I certainly would not want a burglar coming in to my home with body armor. Would you?

I'm all for compact federalism. However, as most of us know, the Commerce Clause has been fully exploited to allow the Federal Gov't to do whatever it wants.

Under Lopez, the test was restricted to from "activity which substantially affects commerce (Wickard)" to "economic activity which substantially effects commerce." Thereby, Rehnquist (i think) scaled back the reach of the commerce power as established in Wickard v. Filburn (that anything aggregated enough times will 'substantially affect commerce' and thus is in commerce power) to a limited class of 'economic activities.' However, as the OP mentioned, Gonzalez v. Raich reintroduced the idea of aggregation and effectively re-broadened the rule that Rehnquist limited in Lopez.

Anyone think that we'll go back to the Formalist Era, where non-evil things were not regulated, but evil things (lottery tickets, booze) were within commerce clause powers?

Hellbilly5000
May 18, 2009, 04:46 AM
At the point that someone is committing a crime do the law makers really expect them to follow the letter of the law when it comes to wearing body armor?
Just like felons can't be in possession of a gun but they get them anyways

publius42
May 18, 2009, 07:25 AM
In other words, unlike controlled substances, Congress has not generally prohibited selling body armor.

Ah, the "comprehensive regulatory scheme" argument. We'll uphold regulations against the dangerous use of drugs because they're part of a comprehensive regulatory scheme, but gun regulation is not comprehensive.
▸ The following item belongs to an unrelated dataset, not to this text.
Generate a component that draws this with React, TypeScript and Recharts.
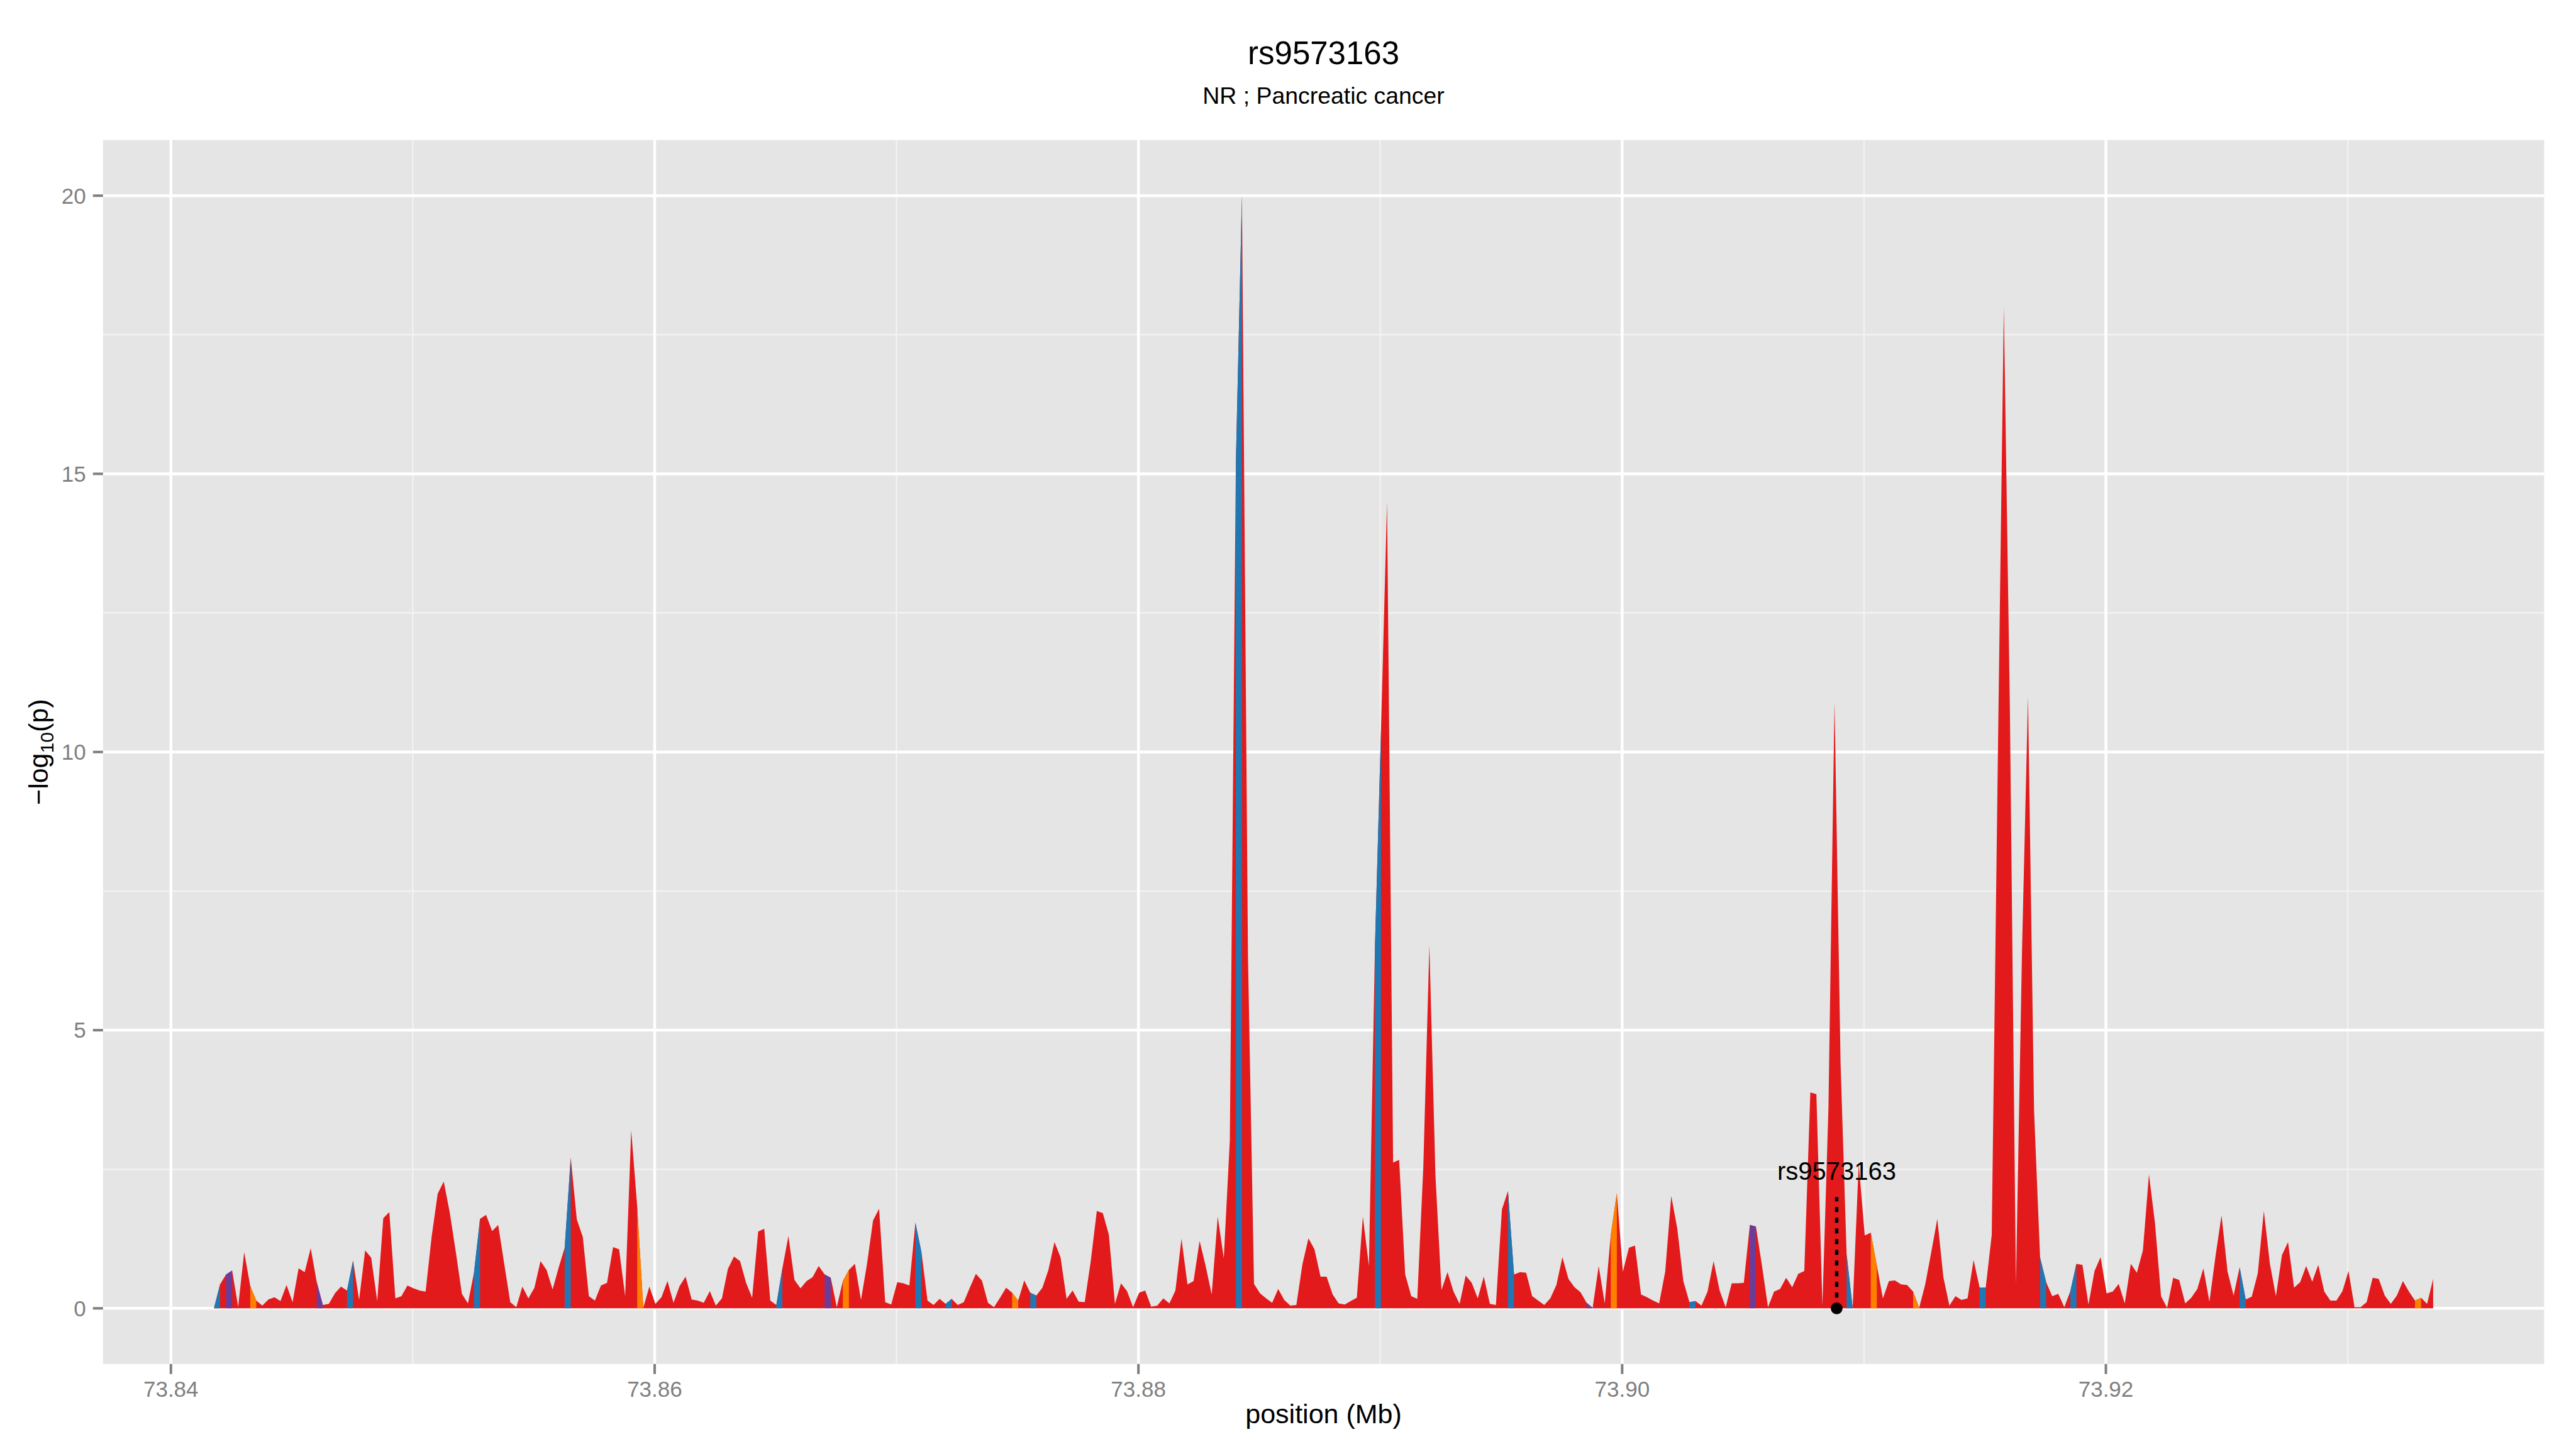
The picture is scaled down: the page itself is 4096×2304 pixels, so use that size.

It's not? OK, I don't buy it, but let's accept that. The comprehensive regulation argument wasn't enough in US v Oregon, and as usual, Justice Thomas' dissent (http://straylight.law.cornell.edu/supct/html/04-623.ZD1.html) showed the inconsistency in what the court was doing. Look for Congress' efforts to control interstate commerce in guns to be seen as "comprehensive enough" as needed by the Court.